The line containing "[(52, 48), (52, 60), (91, 86)]]" marks the end: extract everything from the first line of the data through that line, exactly, with no pictures.
* start PROVIDED MATERIAL *
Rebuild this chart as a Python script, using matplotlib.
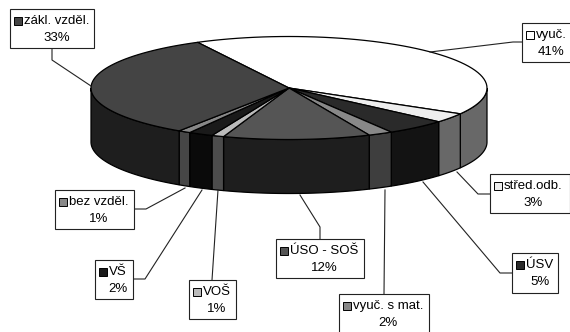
import numpy as np
import matplotlib
matplotlib.use("Agg")
import matplotlib.pyplot as plt
from matplotlib.patches import Polygon, Rectangle

plt.rcParams['font.family'] = ['Liberation Sans', 'DejaVu Sans']

categories = ['vyuč.', 'střed.odb.', 'ÚSV', 'vyuč. s mat.', 'ÚSO - SOŠ', 'VOŠ', 'VŠ', 'bez vzděl.', 'zákl. vzděl.']
values = [41, 3, 5, 2, 12, 1, 2, 1, 33]

top_colors = ['#ffffff', '#eeeeee', '#2a2a2a', '#888888', '#555555', '#bbbbbb', '#1a1a1a', '#888888', '#444444']
side_colors = ['#686868', '#686868', '#131313', '#3e3e3e', '#1e1e1e', '#4c4c4c', '#0a0a0a', '#464646', '#1e1e1e']

# pie geometry, in pixels
cx, cy, rx, ry, depth = 289, 88, 198, 51.5, 54
start = 117.5

# box x0, x1, y0, y1 and the leader line for each label
boxes = [(522, 572, 23, 62), (490, 569.5, 174, 213), (512, 558, 253, 293), (339, 429, 294, 336), (276, 364, 239, 278),
         (189, 236, 280, 319), (95, 133, 260, 299), (55, 134, 190, 229), (10, 94, 9, 48)]
leaders = [[(522, 42), (513, 42), (430, 52)],
           [(490, 194), (478, 194), (457, 172)],
           [(512, 273), (500, 273), (423, 182)],
           [(384, 294), (385, 190)],
           [(320, 239), (320, 227), (300, 195)],
           [(212, 280), (218, 190)],
           [(133, 279), (145, 279), (202, 190)],
           [(134, 209), (146, 209), (185, 188)],
           [(52, 48), (52, 60), (91, 86)]]


def rim(a0, a1, dy=0):
    t = np.radians(np.linspace(a0, a1, 60))
    return np.column_stack([cx + rx * np.cos(t), cy + dy - ry * np.sin(t)])


fig = plt.figure(figsize=(5.7, 3.32), dpi=100)
ax = fig.add_axes([0, 0, 1, 1])
ax.set_xlim(0, 570)
ax.set_ylim(332, 0)
ax.axis('off')

ends = start - np.cumsum(values) * 3.6
begins = np.r_[start, ends[:-1]]

# side wall, only the part facing the viewer
for a0, a1, col in zip(begins, ends, side_colors):
    for lo, hi in [(0, -180), (-360, -540)]:
        s0, s1 = min(a0, lo), max(a1, hi)
        if s0 > s1:
            pts = np.vstack([rim(s0, s1), rim(s1, s0, depth)])
            ax.add_patch(Polygon(pts, fc=col, ec='black', lw=0.9, zorder=2))

# top face
for a0, a1, col in zip(begins, ends, top_colors):
    pts = np.vstack([[(cx, cy)], rim(a0, a1)])
    ax.add_patch(Polygon(pts, fc=col, ec='black', lw=0.9, zorder=3))

for line in leaders:
    xs, ys = zip(*line)
    ax.plot(xs, ys, color='#222222', lw=0.8, zorder=4)

fig.canvas.draw()
renderer = fig.canvas.get_renderer()

for cat, val, box, col in zip(categories, values, boxes, top_colors):
    x0, x1, y0, y1 = box
    ax.add_patch(Rectangle((x0, y0), x1 - x0, y1 - y0, fc='white', ec='#222222', lw=0.8, zorder=5))
    t = ax.text(x0 + 14, y0 + 12, cat, fontsize=9.5, va='center', ha='left', color='black', zorder=6)
    ax.add_patch(Rectangle((x0 + 3.5, y0 + 7.5), 8, 8, fc=col, ec='black', lw=0.7, zorder=6))
    # percent is centred over the name, not over the box
    xm = x0 + 14 + t.get_window_extent(renderer).width / 2
    ax.text(xm, y0 + 29, f'{val}%', fontsize=9.5, va='center', ha='center', color='black', zorder=6)

fig.savefig('out.png', dpi=100, facecolor='white')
* end PROVIDED MATERIAL *
- _RESPONSE BELOW_
Rebuild this chart as a Python script, using matplotlib.
import numpy as np
import matplotlib
matplotlib.use("Agg")
import matplotlib.pyplot as plt
from matplotlib.patches import Polygon, Rectangle

plt.rcParams['font.family'] = ['Liberation Sans', 'DejaVu Sans']

categories = ['vyuč.', 'střed.odb.', 'ÚSV', 'vyuč. s mat.', 'ÚSO - SOŠ', 'VOŠ', 'VŠ', 'bez vzděl.', 'zákl. vzděl.']
values = [41, 3, 5, 2, 12, 1, 2, 1, 33]

top_colors = ['#ffffff', '#eeeeee', '#2a2a2a', '#888888', '#555555', '#bbbbbb', '#1a1a1a', '#888888', '#444444']
side_colors = ['#686868', '#686868', '#131313', '#3e3e3e', '#1e1e1e', '#4c4c4c', '#0a0a0a', '#464646', '#1e1e1e']

# pie geometry, in pixels
cx, cy, rx, ry, depth = 289, 88, 198, 51.5, 54
start = 117.5

# box x0, x1, y0, y1 and the leader line for each label
boxes = [(522, 572, 23, 62), (490, 569.5, 174, 213), (512, 558, 253, 293), (339, 429, 294, 336), (276, 364, 239, 278),
         (189, 236, 280, 319), (95, 133, 260, 299), (55, 134, 190, 229), (10, 94, 9, 48)]
leaders = [[(522, 42), (513, 42), (430, 52)],
           [(490, 194), (478, 194), (457, 172)],
           [(512, 273), (500, 273), (423, 182)],
           [(384, 294), (385, 190)],
           [(320, 239), (320, 227), (300, 195)],
           [(212, 280), (218, 190)],
           [(133, 279), (145, 279), (202, 190)],
           [(134, 209), (146, 209), (185, 188)],
           [(52, 48), (52, 60), (91, 86)]]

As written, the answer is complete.